Flamingo Architecture is a visual language model (VLM) framework that enables few-shot learning on multimodal tasks by integrating a pre-trained, frozen vision encoder with a frozen large language model (LLM) using novel gated cross-attention layers.
The architecture works through a multi-stage process:
- Visual Feature Extraction: A frozen vision encoder (like a Vision Transformer or ResNet) processes input images or video frames into a sequence of visual tokens.
- Perceiver Resampler: This component acts as a learned bottleneck, using a fixed number of latent queries and cross-attention to condense the variable-length visual token sequence into a fixed, manageable number of visual tokens.

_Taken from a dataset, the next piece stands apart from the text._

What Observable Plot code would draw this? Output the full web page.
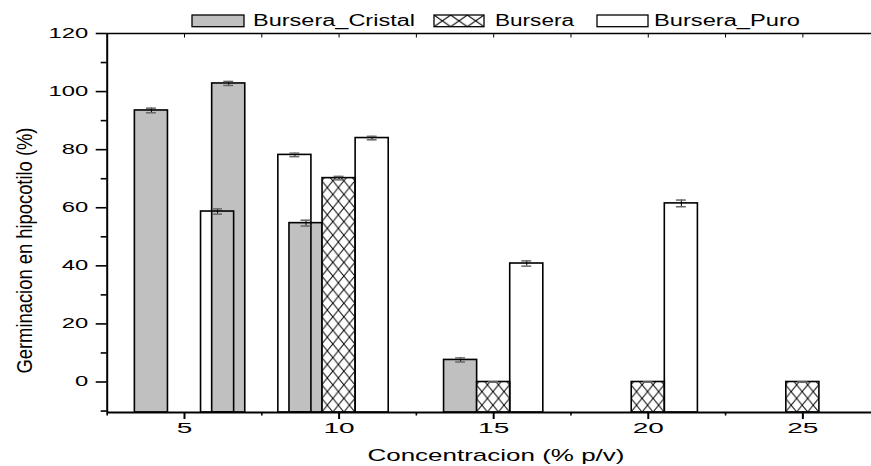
<!DOCTYPE html>
<html><head><meta charset="utf-8">
<script src="https://cdn.jsdelivr.net/npm/d3@7"></script>
<script src="https://cdn.jsdelivr.net/npm/@observablehq/plot@0.6"></script>
<style>
body{margin:0;background:#fff;}
#chart{position:relative;width:871px;height:466px;}
#chart svg{position:absolute;left:0;top:0;font-family:"Liberation Sans",Arial,sans-serif;}
</style></head><body><div id="chart"></div>
<script>
// ---- data ----
const seriesNames = ["Bursera_Cristal", "Bursera", "Bursera_Puro"];
const cristalX = [5, 7.5, 10, 15];
const cristalY = [93.5, 102.8, 54.7, 7.6];
const cristalErr = [0.8, 0.7, 1.0, 0.7];
const burseraX = [10, 15, 20, 25];
const burseraY = [70.2, 0, 0, 0];
const burseraErr = [0.6, 0, 0, 0];
const puroX = [5, 7.5, 10, 15, 20];
const puroY = [58.7, 78.2, 84.0, 40.8, 61.5];
const puroErr = [0.9, 0.6, 0.6, 0.9, 1.15];
const xTicks = [5, 10, 15, 20, 25];
const yTicks = [0, 20, 40, 60, 80, 100, 120];
const xTitle = "Concentracion (% p/v)";
const yTitle = "Germinacion en hipocotilo (%)";

// ---- layout constants ----
const W = 1.07;            // bar width in x units
const offsets = {"Bursera_Cristal": -W, "Bursera": 0, "Bursera_Puro": W};
const yBase = -10.5;
const xDomain = [2.5, 27.22];
const cap = 0.16;

const mk = (s, xs, ys, es) => xs.map((x, i) => ({s, x, y: ys[i], err: es[i], off: offsets[s]}));
const cristal = mk(seriesNames[0], cristalX, cristalY, cristalErr);
const bursera = mk(seriesNames[1], burseraX, burseraY, burseraErr);
const puro = mk(seriesNames[2], puroX, puroY, puroErr);
const all = [...cristal, ...bursera, ...puro];

const barOpts = (fill) => ({
  x1: d => d.x + d.off - W / 2, x2: d => d.x + d.off + W / 2,
  y1: yBase, y2: "y", fill, stroke: "#000", strokeWidth: 1.6
});

const plot = Plot.plot({
  width: 871, height: 466,
  marginLeft: 106.7, marginRight: 0, marginTop: 33, marginBottom: 54,
  style: {background: "transparent", overflow: "visible", fontFamily: "Liberation Sans, Arial, sans-serif"},
  x: {type: "linear", domain: xDomain},
  y: {domain: [yBase, 120]},
  marks: [
    Plot.rect(cristal, barOpts("#c0c0c0")),
    Plot.rect(bursera, barOpts("url(#xhatch)")),
    Plot.rect(puro, barOpts("none")),
    Plot.ruleX(all, {x: d => d.x + d.off, y1: d => d.y - d.err, y2: d => d.y + d.err, stroke: "#000", strokeWidth: 1}),
    Plot.ruleY(all, {y: d => d.y + d.err, x1: d => d.x + d.off - cap, x2: d => d.x + d.off + cap, stroke: "#666", strokeWidth: 1.5}),
    Plot.ruleY(all, {y: d => d.y - d.err, x1: d => d.x + d.off - cap, x2: d => d.x + d.off + cap, stroke: "#666", strokeWidth: 1.5}),
    Plot.axisY(yTicks, {tickSize: 11, tickPadding: 8, fontSize: 14, label: null, strokeWidth: 1.6, color: "#000"}),
    Plot.axisY(d3.range(-10, 120, 20), {tickSize: 6, tickFormat: () => "", label: null, strokeWidth: 1.6}),
    Plot.axisX(xTicks, {tickSize: 7, tickPadding: 4, fontSize: 14, label: null, strokeWidth: 2, color: "#000"}),
    Plot.axisX(d3.range(2.5, 27.3, 5), {tickSize: 3.5, tickFormat: () => "", label: null, strokeWidth: 1.6}),
    Plot.axisX(d3.range(5, 27.3, 2.5), {anchor: "top", tickSize: -3.5, tickFormat: () => "", label: null, strokeWidth: 1}),
    Plot.ruleX([xDomain[0]], {stroke: "#000", strokeWidth: 2}),
    Plot.ruleY([yBase], {stroke: "#000", strokeWidth: 2}),
    Plot.ruleY([120], {stroke: "#000", strokeWidth: 1.5}),
    Plot.text([xTitle], {frameAnchor: "bottom", text: d => d, dx: 6.6, dy: 36, lineAnchor: "top", fontSize: 17, fill: "#000"}),
    Plot.text([yTitle], {frameAnchor: "left", text: d => d, rotate: -90, textAnchor: "start", dx: -82.7, dy: 150.5, fontSize: 22, fill: "#000"})
  ]
});

document.getElementById("chart").appendChild(plot);
const ns = "http://www.w3.org/2000/svg";
const defs = document.createElementNS(ns, "defs");
defs.innerHTML = `
<pattern id="xhatch" patternUnits="userSpaceOnUse" x="321.8" y="412" width="11.043" height="13.6">
  <rect width="11.043" height="13.6" fill="#fff"/>
  <path d="M0,0L11.043,13.6M11.043,0L0,13.6" stroke="#000" stroke-width="1" fill="none"/>
</pattern>
<pattern id="xhatchLeg" patternUnits="userSpaceOnUse" x="434" y="15" width="16.67" height="11.7">
  <rect width="16.67" height="11.7" fill="#fff"/>
  <path d="M0,0L16.67,11.7M16.67,0L0,11.7" stroke="#000" stroke-width="1" fill="none"/>
</pattern>`;
plot.insertBefore(defs, plot.firstChild);

// stretch text horizontally like the reference
function setLen(t, len) { t.setAttribute("textLength", len); t.setAttribute("lengthAdjust", "spacingAndGlyphs"); }
plot.querySelectorAll('g[aria-label="y-axis tick label"] text').forEach(t => { const L = t.getComputedTextLength(); if (L > 0) setLen(t, L * 1.7); });
plot.querySelectorAll('g[aria-label="x-axis tick label"] text').forEach(t => { const L = t.getComputedTextLength(); if (L > 0) setLen(t, L * 2.0); });
plot.querySelectorAll("text").forEach(t => {
  if (t.textContent === xTitle) setLen(t, 257);
  if (t.textContent === yTitle) setLen(t, 246);
});

// legend
const legendItems = [
  {name: seriesNames[0], fill: "#c0c0c0", sx: 192, sw: 52, tx: 253, tw: 162},
  {name: seriesNames[1], fill: "url(#xhatchLeg)", sx: 434, sw: 50, tx: 495, tw: 79},
  {name: seriesNames[2], fill: "#fff", sx: 597, sw: 51, tx: 654, tw: 146}
];
const lg = document.createElementNS(ns, "g");
lg.setAttribute("aria-label", "legend");
for (const it of legendItems) {
  const r = document.createElementNS(ns, "rect");
  r.setAttribute("x", it.sx); r.setAttribute("y", 15); r.setAttribute("width", it.sw); r.setAttribute("height", 11.7);
  r.setAttribute("fill", it.fill); r.setAttribute("stroke", "#000"); r.setAttribute("stroke-width", 1.3);
  lg.appendChild(r);
  const t = document.createElementNS(ns, "text");
  t.setAttribute("x", it.tx); t.setAttribute("y", 25.8); t.setAttribute("font-size", 16); t.setAttribute("fill", "#000");
  t.setAttribute("text-anchor", "start");
  setLen(t, it.tw);
  t.textContent = it.name;
  lg.appendChild(t);
}
plot.appendChild(lg);
</script></body></html>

- Gated Cross-Attention Integration: This is the core innovation. The processed visual tokens are interleaved with text tokens from the input prompt. At specific layers within the frozen LLM, gated cross-attention (Xattn-D) layers are inserted. These layers allow the LLM to 'attend' to the visual context. A learned gating mechanism controls the influence of the visual information on the text generation process.
- Conditional Text Generation: The LLM, now conditioned on the visual context via the cross-attention gates, generates the textual output (e.g., an answer to a visual question).
By keeping the core vision and language models frozen, Flamingo achieves strong performance with minimal new parameters, enabling efficient adaptation to new multimodal tasks with just a few examples.